Gather all lines with the word "that" in them.

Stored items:
-*-*-

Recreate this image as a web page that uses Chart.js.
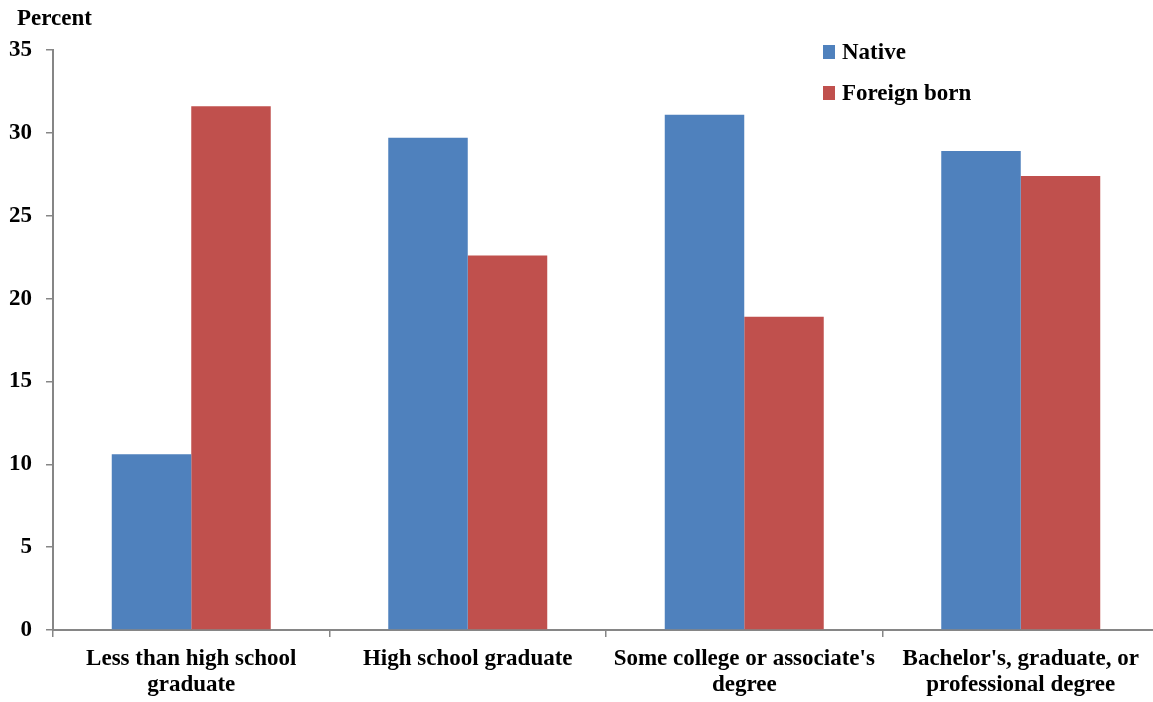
<!DOCTYPE html>
<html>
<head>
<meta charset="utf-8">
<script src="https://cdn.jsdelivr.net/npm/chart.js@4.4.1/dist/chart.umd.min.js"></script>
<style>
  html, body { margin: 0; padding: 0; background: #fff; overflow: hidden; }
  #wrap { width: 1153px; height: 702px; overflow: hidden; }
  canvas { display: block; }
</style>
</head>
<body>
<div id="wrap"><canvas id="chart" width="1159" height="702"></canvas></div>
<script>
// Educational attainment shares, percent
const categories = [
  ["Less than high school", "graduate"],
  ["High school graduate"],
  ["Some college or associate's", "degree"],
  ["Bachelor's, graduate, or", "professional degree"]
];
const seriesNames = ["Native", "Foreign born"];
const nativeValues = [10.6, 29.7, 31.1, 28.9];
const foreignBornValues = [31.6, 22.6, 18.9, 27.4];
const yTicks = [0, 5, 10, 15, 20, 25, 30, 35];

const BLUE = "#4F81BD";
const RED = "#C0504D";
const AXIS = "#868686";
const FONT = "'Liberation Serif', 'Times New Roman', serif";

// Vertical legend inside the plot area, plus the "Percent" unit label
const overlay = {
  id: "overlay",
  afterDraw(chart) {
    const ctx = chart.ctx;
    const area = chart.chartArea;
    ctx.save();
    ctx.font = "bold 23px " + FONT;
    ctx.fillStyle = "#000";
    ctx.textBaseline = "alphabetic";
    ctx.textAlign = "left";
    ctx.fillText("Percent", area.left - 36, 25);

    chart.data.datasets.forEach((ds, i) => {
      const y = 45 + i * 41;
      ctx.fillStyle = ds.backgroundColor;
      ctx.fillRect(823, y, 12, 14);
      ctx.fillStyle = "#000";
      ctx.fillText(ds.label, 842, y + 14);
    });
    ctx.restore();
  }
};

new Chart(document.getElementById("chart"), {
  type: "bar",
  data: {
    labels: categories,
    datasets: [
      { label: seriesNames[0], data: nativeValues, backgroundColor: BLUE },
      { label: seriesNames[1], data: foreignBornValues, backgroundColor: RED }
    ]
  },
  options: {
    responsive: false,
    animation: false,
    devicePixelRatio: 1,
    layout: { padding: { top: 50, right: 0, left: 0, bottom: 0 } },
    datasets: {
      bar: { categoryPercentage: 0.575, barPercentage: 1.0, borderWidth: 0 }
    },
    plugins: {
      legend: { display: false },
      tooltip: { enabled: false },
      title: { display: false }
    },
    scales: {
      x: {
        afterFit(scale) {
          scale.height = 72;
        },
        grid: {
          display: true,
          drawOnChartArea: false,
          drawTicks: true,
          tickLength: 7,
          color: AXIS,
          lineWidth: 1.5,
          offset: true
        },
        border: { display: true, color: AXIS, width: 2 },
        ticks: {
          color: "#000",
          font: { family: FONT, size: 23, weight: "bold", lineHeight: 1.12 },
          padding: 9,
          maxRotation: 0,
          autoSkip: false
        }
      },
      y: {
        min: 0,
        max: 35,
        afterBuildTicks(scale) {
          scale.ticks = yTicks.map(v => ({ value: v }));
        },
        afterFit(scale) {
          scale.width = 53;
        },
        grid: {
          display: true,
          drawOnChartArea: false,
          drawTicks: true,
          tickLength: 7,
          color: AXIS,
          lineWidth: 1.5
        },
        border: { display: true, color: AXIS, width: 2 },
        ticks: {
          color: "#000",
          font: { family: FONT, size: 23, weight: "bold" },
          padding: 14
        }
      }
    }
  },
  plugins: [overlay]
});
</script>
</body>
</html>
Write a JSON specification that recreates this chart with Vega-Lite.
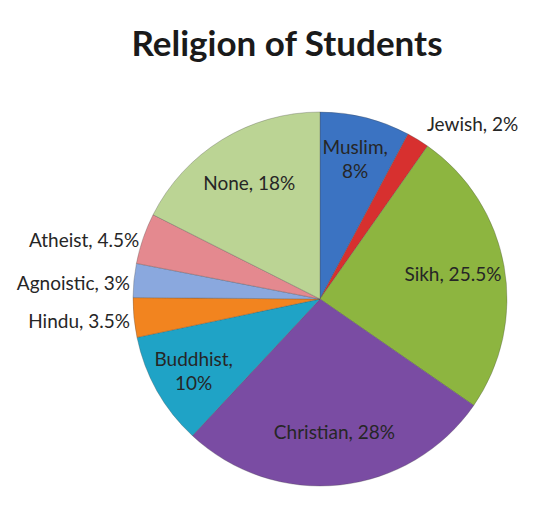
{
  "$schema": "https://vega.github.io/schema/vega-lite/v6.json",
  "autosize": "none",
  "width": 374,
  "height": 374,
  "padding": {"left": 133, "top": 112, "right": 32, "bottom": 20},
  "background": "white",
  "title": {
    "text": "Religion of Students",
    "font": "Lato",
    "fontSize": 35,
    "fontWeight": "bold",
    "color": "#1a1a1a",
    "anchor": "middle",
    "baseline": "alphabetic",
    "offset": 54,
    "dx": -33,
    "dy": 53
  },
  "config": {"view": {"stroke": null}},
  "data": {
    "values": [
      {"religion": "Muslim", "percent": 8, "order": 1, "label": "Muslim,\n8%"},
      {"religion": "Jewish", "percent": 2, "order": 2, "label": "Jewish, 2%"},
      {"religion": "Sikh", "percent": 25.5, "order": 3, "label": "Sikh, 25.5%"},
      {"religion": "Christian", "percent": 28, "order": 4, "label": "Christian, 28%"},
      {"religion": "Buddhist", "percent": 10, "order": 5, "label": "Buddhist,\n10%"},
      {"religion": "Hindu", "percent": 3.5, "order": 6, "label": "Hindu, 3.5%"},
      {"religion": "Agnoistic", "percent": 3, "order": 7, "label": "Agnoistic, 3%"},
      {"religion": "Atheist", "percent": 4.5, "order": 8, "label": "Atheist, 4.5%"},
      {"religion": "None", "percent": 18, "order": 9, "label": "None, 18%"}
    ]
  },
  "encoding": {
    "theta": {"field": "percent", "type": "quantitative", "stack": true},
    "order": {"field": "order", "type": "quantitative"}
  },
  "layer": [
    {
      "mark": {"type": "arc", "outerRadius": 187, "stroke": "#4a4a4a", "strokeOpacity": 0.3, "strokeWidth": 1},
      "encoding": {
        "color": {
          "field": "religion",
          "type": "nominal",
          "legend": null,
          "scale": {
            "domain": ["Muslim", "Jewish", "Sikh", "Christian", "Buddhist", "Hindu", "Agnoistic", "Atheist", "None"],
            "range": ["#3B73C2", "#D7302F", "#8DB540", "#7A4CA3", "#1FA3C6", "#F2841F", "#8AA8DE", "#E4898F", "#BBD494"]
          }
        }
      }
    },
    {
      "mark": {"type": "text", "radius": 135, "font": "Lato", "fontSize": 19, "color": "#262626", "align": "center", "baseline": "middle"},
      "encoding": {
        "text": {
          "condition": {"test": "indexof(['Sikh','Christian','None'], datum.religion) >= 0", "field": "label"},
          "value": ""
        }
      }
    },
    {
      "mark": {"type": "text", "radius": 145, "dy": -10, "font": "Lato", "fontSize": 19, "color": "#262626", "align": "center", "baseline": "middle", "lineBreak": "\n", "lineHeight": 24},
      "encoding": {
        "text": {
          "condition": {"test": "indexof(['Muslim','Buddhist'], datum.religion) >= 0", "field": "label"},
          "value": ""
        }
      }
    },
    {
      "mark": {"type": "text", "radius": 204, "font": "Lato", "fontSize": 19, "color": "#262626", "align": "left", "baseline": "middle"},
      "encoding": {
        "text": {
          "condition": {"test": "datum.religion == 'Jewish'", "field": "label"},
          "value": ""
        }
      }
    },
    {
      "mark": {"type": "text", "radius": 191, "dy": 4, "font": "Lato", "fontSize": 19, "color": "#262626", "align": "right", "baseline": "middle"},
      "encoding": {
        "text": {
          "condition": {"test": "indexof(['Hindu','Agnoistic','Atheist'], datum.religion) >= 0", "field": "label"},
          "value": ""
        }
      }
    }
  ]
}
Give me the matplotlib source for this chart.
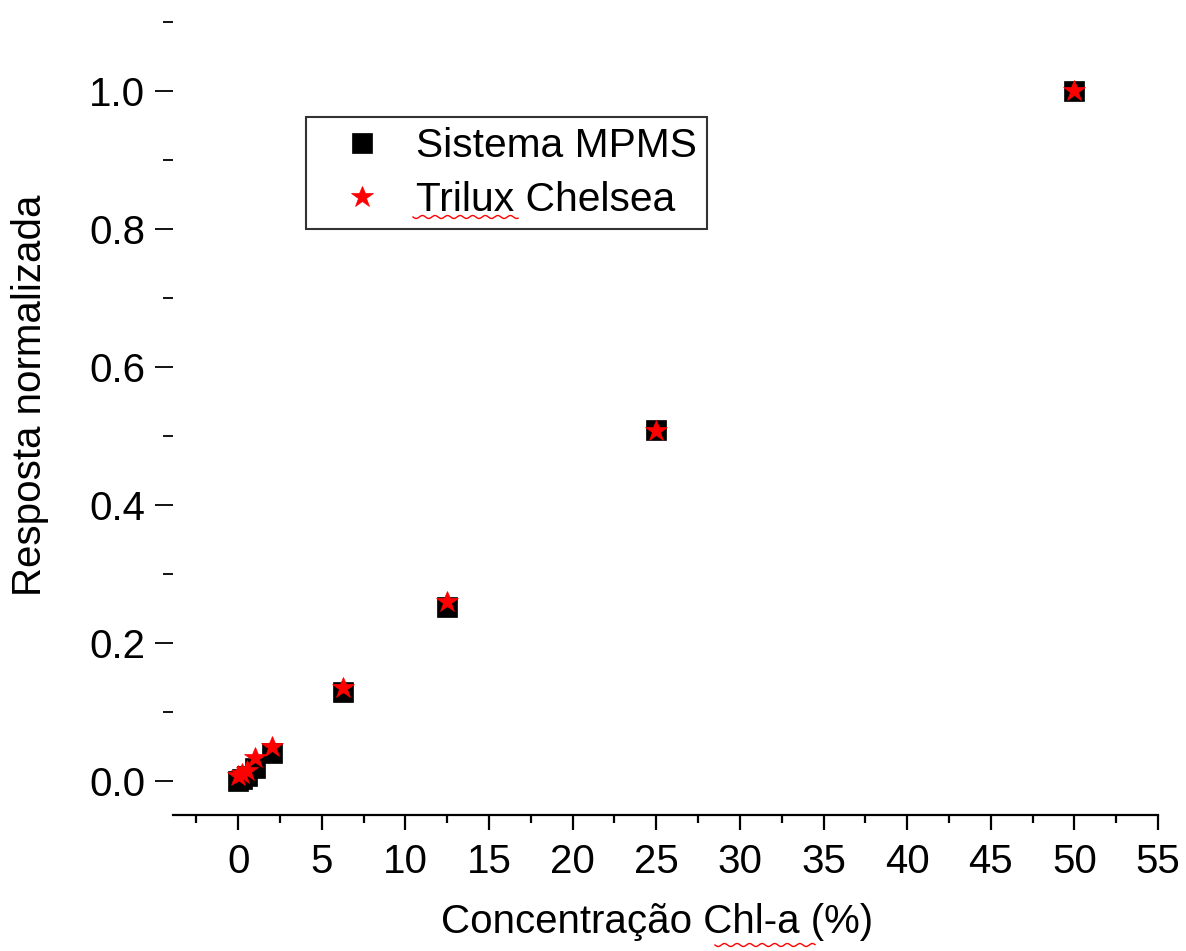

-*-*-

Solution to this problem:
Recreate this image as a web page that uses Chart.js.
Write a JSON specification that recreates this chart with Vega-Lite.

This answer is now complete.